For one, it is fair to ask whether Street Sense can be as effective elsewhere as he obviously is at Churchill Downs. Although Street Sense ran well when he narrowly won the Tampa Bay Derby, and narrowly missed in the Blue Grass, there is no debate that his performances in the Derby and in his Breeders' Cup Juvenile romp last fall, also at Churchill, were of substantially higher quality.

Another question is whether Street Sense can so smoothly handle Hard Spun under circumstances that aren't so tilted in his favor. Hard Spun ran a giant race in the Derby after setting a very quick pace. The other horses who were in closest attendance early to Hard Spun were Stormello, Cowtown Cat, and Teuflesberg, and they wound up 19th, 20th, and 17th. Hard Spun, meanwhile, finished almost six lengths ahead of the third finisher, the previously undefeated Curlin. While it is true the 2 1/4 lengths Street Sense had on Hard Spun at the wire seemed to feel even bigger, it is not unreasonable to think that these two might be a lot closer in terms of ability. Especially so in a scenario where Hard Spun isn't coming off a six-week layoff and isn't so fresh that he can't help himself and sets fractions more suitable to a sprint race. In other words, under the kind of scenario we are likely to see in the Preakness.

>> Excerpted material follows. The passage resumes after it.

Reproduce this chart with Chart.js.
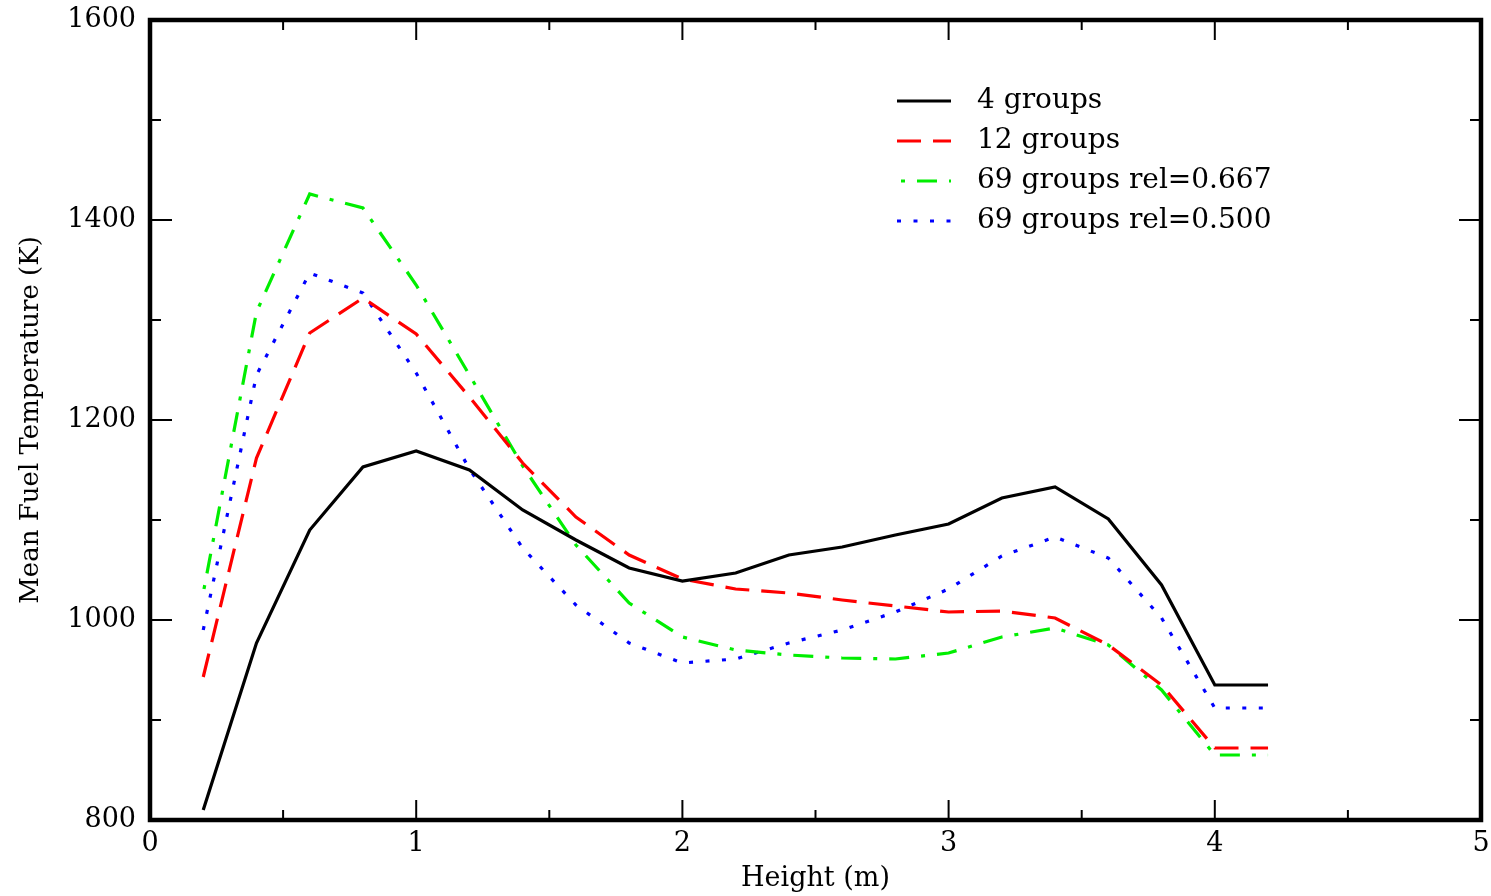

Two of the main themes going into the Derby were how closely matched the field seemed to be on paper, and how all the old established "Derby rules," such as the number of 3-year-old preps for Derby aspirants, and recency, would respond to severe challenge. Both Street Sense and Hard Spun made a mockery of the notion that this Derby was highly competitive. And as for the Derby rules, it sure seems like they no longer apply.

It isn't that all the old criteria for a successful Derby candidate were nonsense. These qualifications, established over decades, were grounded in common sense, such as fitness and seasoning. But the trainers of today's horses have decided that these rules just don't matter enough to be governed by them.

This year, four of the first six betting favorites were bucking long-standing Derby trends. Aside from attempting to become the first Breeders' Cup Juvenile winner to win the Derby since the inception of the Breeders' Cup in 1984, and first 2-year-old champion to win the Derby since Spectacular Bid in 1979, favored Street Sense also was one of five starters Saturday shooting to become only the second horse in 60 years, and the first in 23 years, to win the Derby with only two prep races at 3.

Curlin, who was the close second choice in the betting, was hoping to become the first horse in 125 years to win the Derby without having raced at 2, and the first in 92 years to win the Derby with only three career starts. Hard Spun, the fourth choice in the Derby wagering, was attempting to become the first horse in 51 years to win without having raced in six weeks. And Circular Quay, the sixth choice in the betting, was trying to become the first since who knows when to win the Derby off an eight-week layoff.

When such a high concentration of horses accorded the best chances of winning the Derby also were attempting to bring the Derby rules to their knees, there was a good shot something would give. And in a Derby that proved to be formful, with the favorite beating the fourth choice, and the second choice finishing third, the Derby rules gave way by the handful.

And because they did, you can bank on more unconventional approaches by horsemen to future Derbies. Prepare yourself. The day might not be too far off when we see a horse attempting to win the Derby in his first start of the year.